I reject the ideology of redistributing wealth, and I always have. I believe that the only way to pull our economy out of this terrible time of worry and hardship is to spread opportunity. Low taxes reward effort and create jobs. We're going to double the child deduction for working families. We will cut the capital gains tax. And we will cut business taxes to help create jobs, and keep American business in America.

At the same time, I'm going to make government finally live on a budget, just like you do, and I am going to enforce that discipline by the power of veto.

My fellow Americans, we're going to get through this present economic crisis. And we will even come out stronger -- without the corruption and arrogance that have overtaken both Washington and Wall Street. We're going to pull through these hard times -- and do it together, just as our country has done before.

And when that day arrives, we will find awaiting our country all of the same great challenges and dangers that were there all along. At a time when the jobs and financial security of our people seem at risk, it is hard to spare much thought even for the great and abiding concerns of this nation's security, and the security of our friends and allies across the world. But these dangers have not gone away while we turned our attention elsewhere. And the next president will meet no greater test than defending America from these threats.

Victory must still be secured, in Iraq and Afghanistan. Senator Obama opposed removing the dictator in Iraq, and now obstinately opposes the need to defend the young democracy in that country -- even with victory so clearly in sight. He cites as his most courageous moment in public life a speech he gave in 2002 -- against a war resolution on which he had no vote, on a matter of national security for which he bore no responsibility. He hopes you will forget the votes he cast when he actually did have responsibility, his votes to prevent the strategy that is leading to victory, and to deny funding for the troops who are gaining that victory. And now he hopes that in the cloud of crisis at home you will forget the stakes in Iraq -- the disaster and tragedy that would follow if American forces leave in retreat.

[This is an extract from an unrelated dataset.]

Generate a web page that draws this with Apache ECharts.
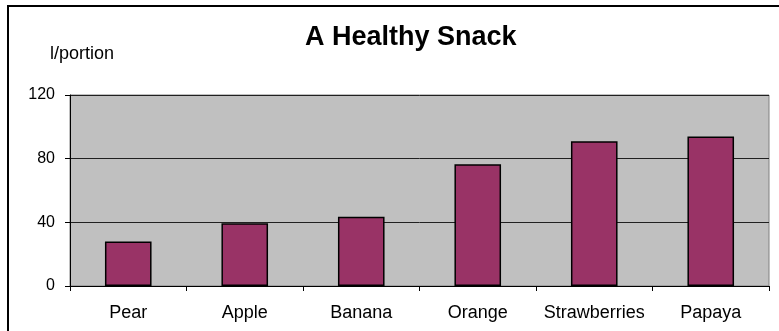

With terrorists still plotting new strikes across the world, millions of innocent lives are still at stake, including American lives. Our enemies' violent ambitions must still be prevented -- by American vigilance, by diplomacy and cooperation with our partners, and by force of arms as a last resort. In his four years in the Senate, two of them spent running for president, Barack Obama has displayed some impressive qualities. But the question is whether this is a man who has what it takes to protect America from Osama bin Laden, al Qaeda, the prospect of a nuclear-armed Iran, and other grave threats in the world. And he has given you no reason to answer in the affirmative.

At the same time, Democrats in Congress have already proposed to cut defense spending by 25 percent. Even with our troops engaged in two wars, and with a force in need of rebuilding, we're getting a glimpse of what one-party rule would look like under Obama, Pelosi, and Reid.

Apparently it starts with lowering our defenses and raising our taxes.

At least when European nations chose the path of higher taxes and cutting defense, they knew that their security would be guaranteed by America. But if America takes the same path, who will guarantee our security?

We have passed through a difficult time, and more courage will be needed in the years ahead. But there is a direction to events, and the sacrifices of the present have not been in vain.
We will build on our hard-won victories to extend the security of our nation and of every nation that seeks to live in freedom. We will not yield to intimidation, and by our strength we will prevent threats from turning into tragedies. This is America's work in the world, as it always has been in our finest moments. We are called still to spread liberty, to assure justice, to be the makers of peace. And this is the great work I will carry on as your president and commander in chief.

To do all of this, my fellow Americans, I need your help. I need your confidence. And I am asking for your vote.